Ah, mais je l’ai demandé aussi ! Un Guantánamo, un bagne de Cayenne ou les Kerguelen, mais sous un contrôle judiciaire. Je pense que l’on n’a rien vu de ce qui va arriver. Et si on ne prend pas ces mesures de précaution, ça se finira très mal.
Vous avez déclaré que le gouvernement voulait « empêcher le débat démocratique ». Pourquoi dites-vous cela ?
Parce que, dès que l’on a osé proposer d’autres solutions, on a été accusé de rompre l’unité nationale. On nous a immédiatement fait un procès en sorcellerie. Il faut arrêter ce cinéma. L’argument de l’unité nationale aujourd’hui est un édredon que l’on jette sur les Français. On les endort. Car la vraie unité nationale, ce n’est pas de se taire. D’ailleurs, c’est aussi pour cela que j’ai proposé ma mention de censure : je trouve que Les Républicains sont très timorés, car ils ont mauvaise conscience. Et le gouvernement, à juste raison, peut leur répondre qu’ils n’ont rien fait de plus.
Ne pensez-vous pas, malgré tout, que l’événement méritait un temps de silence, de recueillement, au moins le jour qui a suivi le drame ?
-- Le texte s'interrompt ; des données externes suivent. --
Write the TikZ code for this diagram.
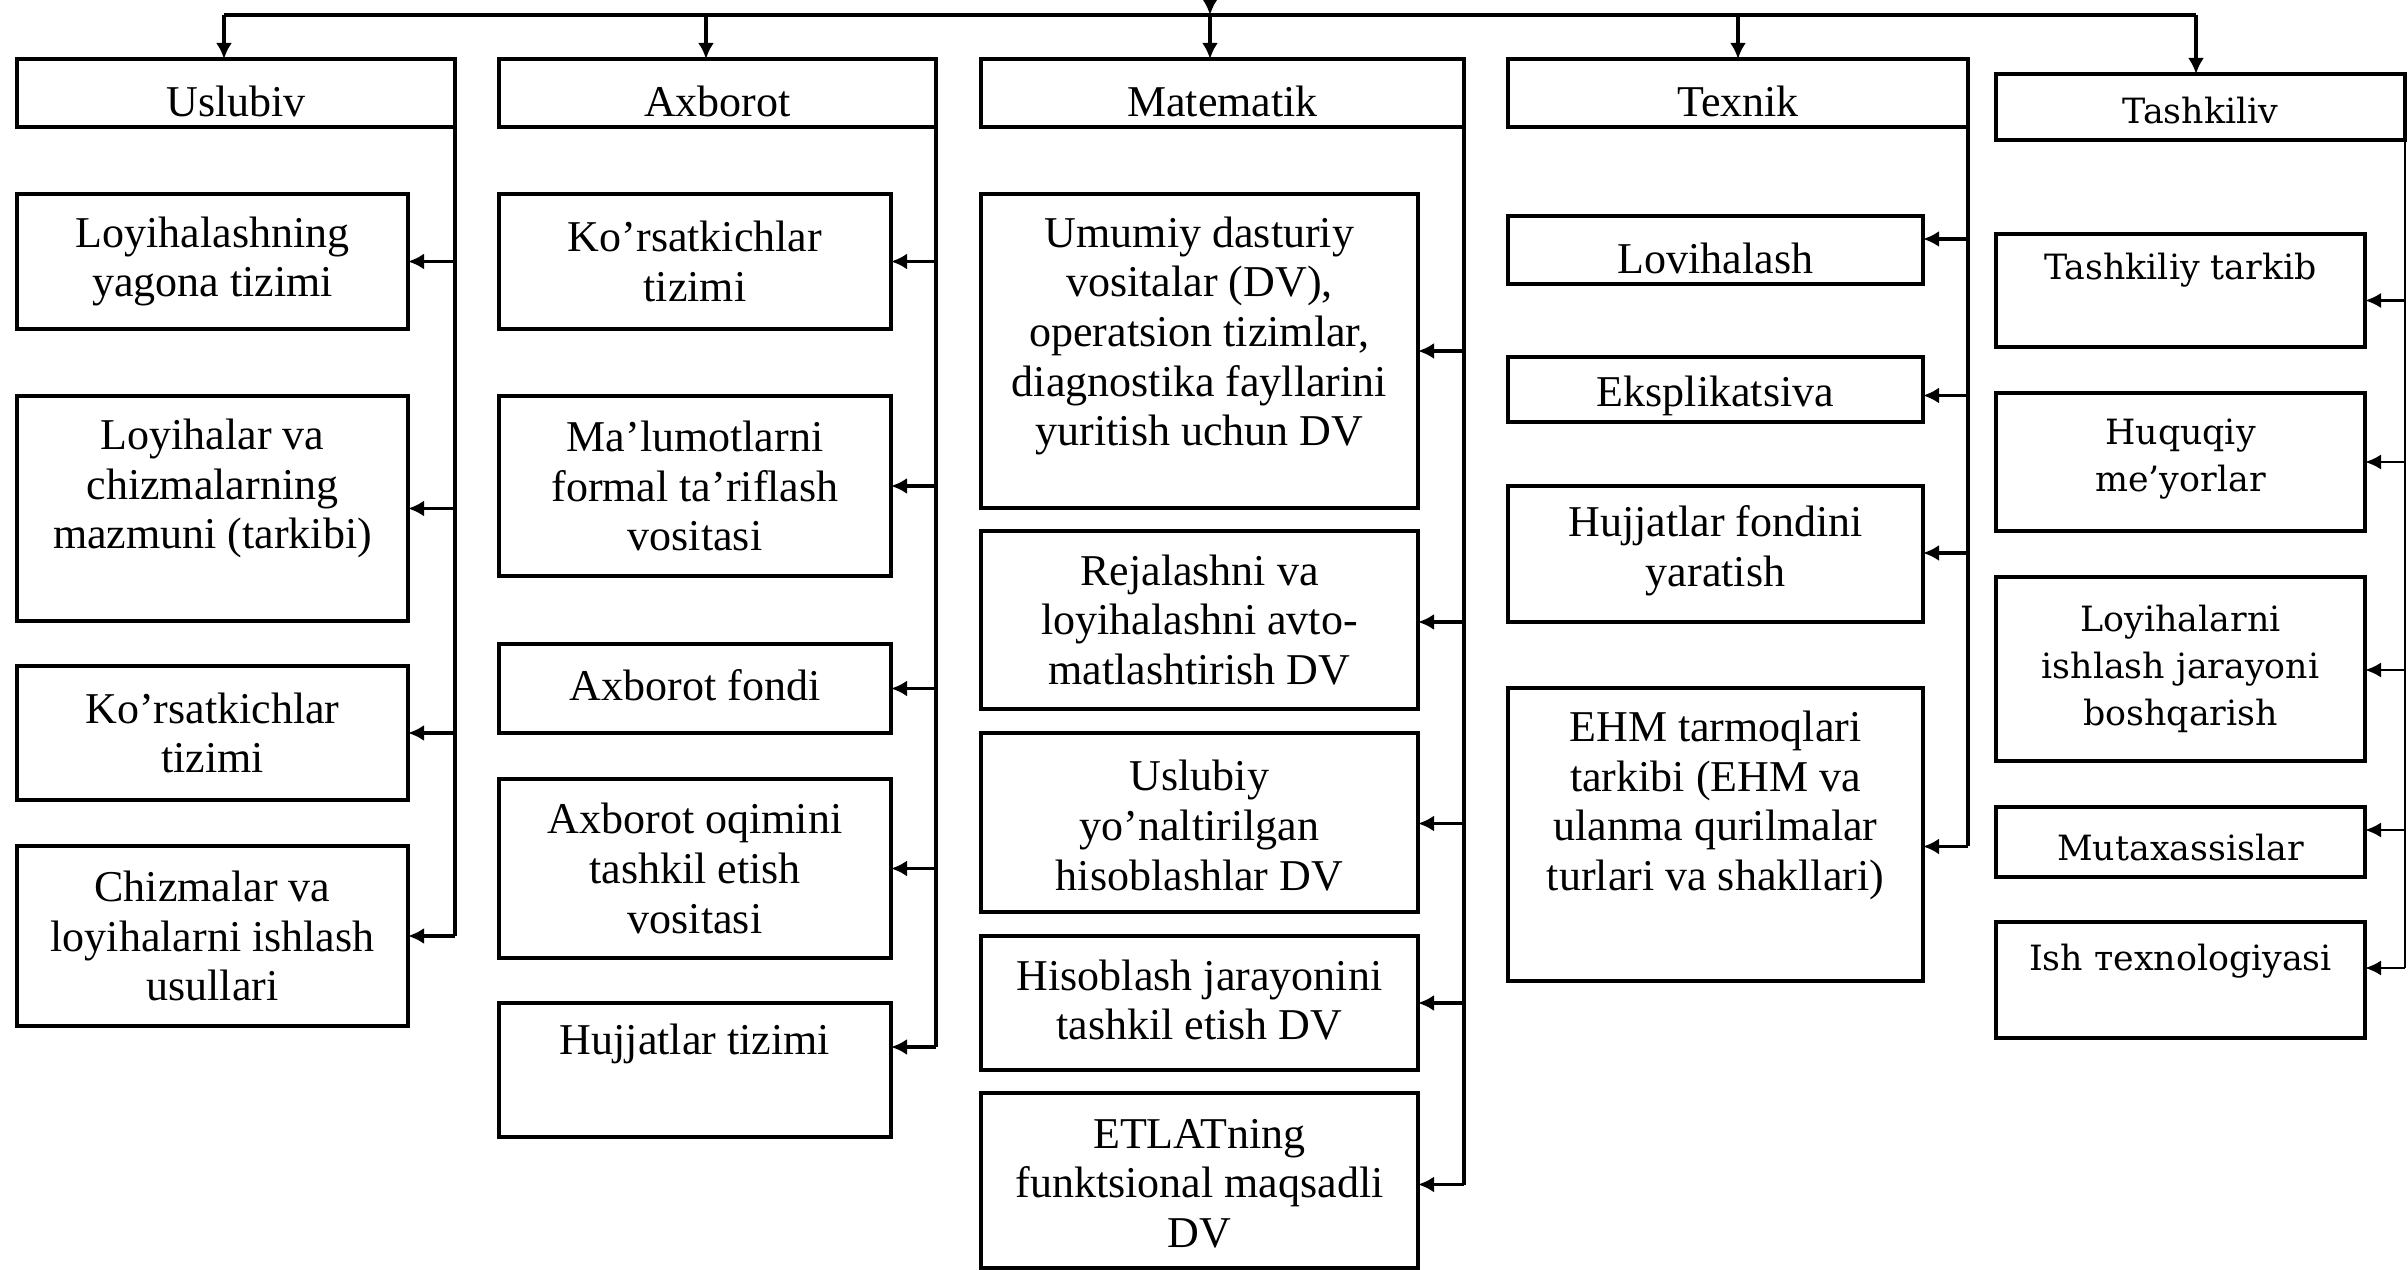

Attendez, le temps des pleurs, on l’a eu. Mais le devoir d’un homme politique, c’est de dire « ça suffit ». J’ai réagi très vite, car j’avais déposé au président de la République, à deux reprises, au lendemain de Charlie et au lendemain du Bataclan, exactement les mêmes mesures. J’ai même fait un discours au Congrès de Versailles, sifflé par les socialistes, où je prédisais exactement ce qui est arrivé. Donc, j’en ai assez de prêcher dans le désert après chaque attentat. On pouvait excuser une inadaptation de notre réponse après Charlie. On pouvait, à la rigueur, se dire, après le Bataclan, que l’on avait été surpris par l’ampleur du phénomène. Mais, depuis, on est prévenu. Personne ne peut dire : Je ne savais pas.